ORLANDO, Fla. — Produce Marketing Association CEO Cathy Burns covered the latest food, technology and consumer trends and provided updates on how PMA plans to tap into them during the annual State of the Industry address Oct. 18.

Technology and plant-forward eating, two topics covered by Burns in her 2017 speech, have only continued to grow. Online grocery shopping also continues to expand, and purchasing decisions by consumers are increasingly influenced by social media platforms like Instagram, Pinterest and Snapchat, Burns said.

She also spoke with urgency about the importance of food safety and a related new tool the association plans to roll out for companies.

“Our industry has experienced too many recalls and outbreaks this year, including the largest E. coli outbreak in more than a decade,” Burns said. “With each incident, the public loses confidence in our products, and that is a headwind we just do not need.

“PMA’s belief is that produce safety must — must — be the cornerstone of an organization’s values, character and culture,” Burns said. “But just as important, we believe that those very values, character and culture will determine how effective an organization’s produce safety efforts are in the first place. That’s because produce safety isn’t just an action. It’s an attitude.

“We must adopt a follow-the-science philosophy that embraces emerging tools ... to turn produce safety from a reactive enterprise to a proactive approach,” Burns said.

To assist companies in that endeavor, PMA is finalizing a turnkey produce safety program “to strengthen businesses through training that ensures latest best practices are being understood and applied,” Burns said.

More details will be provided in the coming months.

 

Consumer trends

Burns encouraged attendees to keep in mind the shifting approaches that people are taking to food and shopping.

“Customers simply have more choices on when, where and how they buy their food,” Burns said, noting that the portion of food spend in grocery stores is trending down.

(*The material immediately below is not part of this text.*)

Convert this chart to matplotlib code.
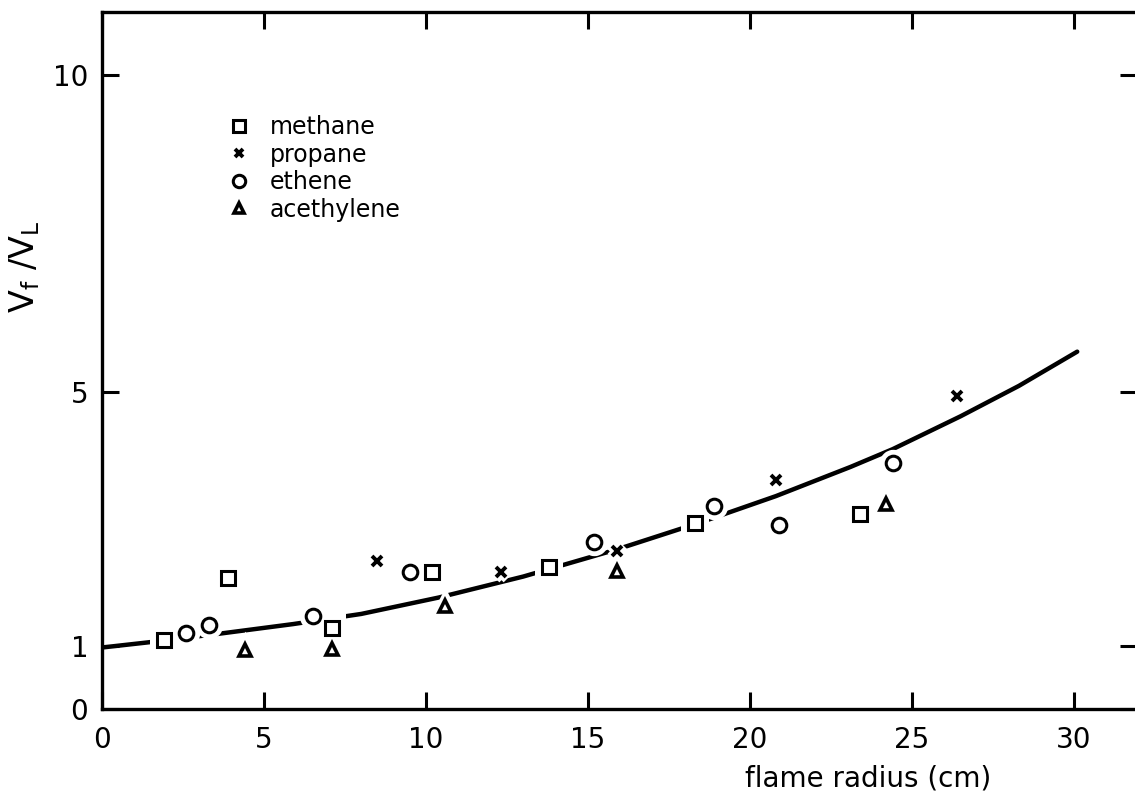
import matplotlib
matplotlib.use("Agg")
import matplotlib.pyplot as plt
from matplotlib.lines import Line2D

plt.rcParams['font.family'] = ['DejaVu Sans']
plt.rcParams['mathtext.default'] = 'regular'

# Measured flame speed ratio against flame radius for four fuels
methane_r = [1.9, 3.9, 7.1, 10.2, 13.8, 18.3, 23.4]
methane_v = [1.09, 2.06, 1.28, 2.16, 2.24, 2.93, 3.07]

propane_r = [8.5, 12.3, 15.9, 20.8, 26.4]
propane_v = [2.33, 2.16, 2.50, 3.61, 4.94]

ethene_r = [2.6, 3.3, 6.5, 9.5, 15.2, 18.9, 20.9, 24.4]
ethene_v = [1.20, 1.32, 1.46, 2.16, 2.63, 3.20, 2.90, 3.89]

acetylene_r = [4.4, 7.1, 10.6, 15.9, 24.2]
acetylene_v = [0.93, 0.94, 1.62, 2.17, 3.24]

# Fitted curve
curve_r = [0, 1.4, 3.5, 5.9, 8, 10.4, 13, 15.9, 18.5, 20.8, 23.1, 24.4, 26.5, 28.3, 30.1]
curve_v = [0.97, 1.05, 1.18, 1.34, 1.50, 1.76, 2.09, 2.52, 2.95, 3.36, 3.82, 4.10, 4.62, 5.10, 5.64]

x_ticks = [0, 5, 10, 15, 20, 25, 30]
y_ticks = [0, 1, 5, 10]

fig = plt.figure(figsize=(11.35, 8.01), dpi=100)
ax = fig.add_axes([0.0899, 0.1149, 0.912, 0.870])

ax.plot(curve_r, curve_v, color='black', lw=3.2, solid_capstyle='round', zorder=2)

series = [
    (methane_r, methane_v, 's', 10.5, 2.2, 'methane'),
    (propane_r, propane_v, 'x', 7, 2.8, 'propane'),
    (ethene_r, ethene_v, 'o', 10.5, 2.2, 'ethene'),
    (acetylene_r, acetylene_v, '^', 8.5, 2.6, 'acethylene'),
]

handles = []
for r, v, mk, ms, mew, name in series:
    # white halo breaks the curve around each symbol
    ax.plot(r, v, ls='none', marker=mk, ms=ms + 2, mew=mew + 5,
            mfc='white', mec='white', zorder=3)
    ax.plot(r, v, ls='none', marker=mk, ms=ms, mew=mew,
            mfc='white', mec='black', zorder=4)
    handles.append(Line2D([], [], ls='none', marker=mk, ms=ms * 0.85, mew=mew,
                          mfc='white', mec='black', label=name))

leg = ax.legend(handles=handles, loc='upper left', bbox_to_anchor=(0.107, 0.876),
                frameon=False, fontsize=17, handlelength=0.8, handletextpad=0.9,
                labelspacing=0.15, borderpad=0.2)

ax.set_xlim(0, 31.95)
ax.set_ylim(0, 11)
ax.set_xticks(x_ticks)
ax.set_yticks(y_ticks)
ax.tick_params(direction='in', length=12, width=2.2, labelsize=20, pad=10,
               top=True, right=True)
ax.tick_params(axis='x', pad=12)
for s in ax.spines.values():
    s.set_linewidth(2.4)

ax.set_xlabel('flame radius (cm)', fontsize=20, labelpad=10)
ax.xaxis.set_label_coords(0.74, -0.08)
ax.set_ylabel('$V_f\\ /V_L$', fontsize=24, labelpad=10)
ax.yaxis.set_label_coords(-0.058, 0.635)

fig.savefig('out.png', dpi=100)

Burns also noted that a variety of factors are driving companies from being simple business enterprises to social enterprises. Among the drivers for that shift are millennials, who expect companies to be making a difference rather than just making products and money.

Another factor is the polarization of society, as businesses fill a leadership gap.

“People are trusting businesses more than government,” Burns said.

While millennials are known for wanting more from companies, Gen Z is expected to be even more demanding in that regard.

“They expect that food and food brands will actually follow their needs, not the other way around,” Burns said. “ ... Gen Z has a megaphone for a voice with tech as their amplifier. They will craft their own narrative with or without us.”

PMA plans to be part of broader conversations around food in the coming years, something it delved into earlier this year at the South by Southwest festival.

Burns noted that the association will look to have a more active role in those discussions going forward.

“We have people’s hearts,” Burns said. “It’s our industry’s connection to the world and therefore their minds that needs strengthening ... This year we went (to South by Southwest) to listen and learn. Next year we’re going to be heard ... I’m on a personal mission to ensure our industry’s voice is heard.”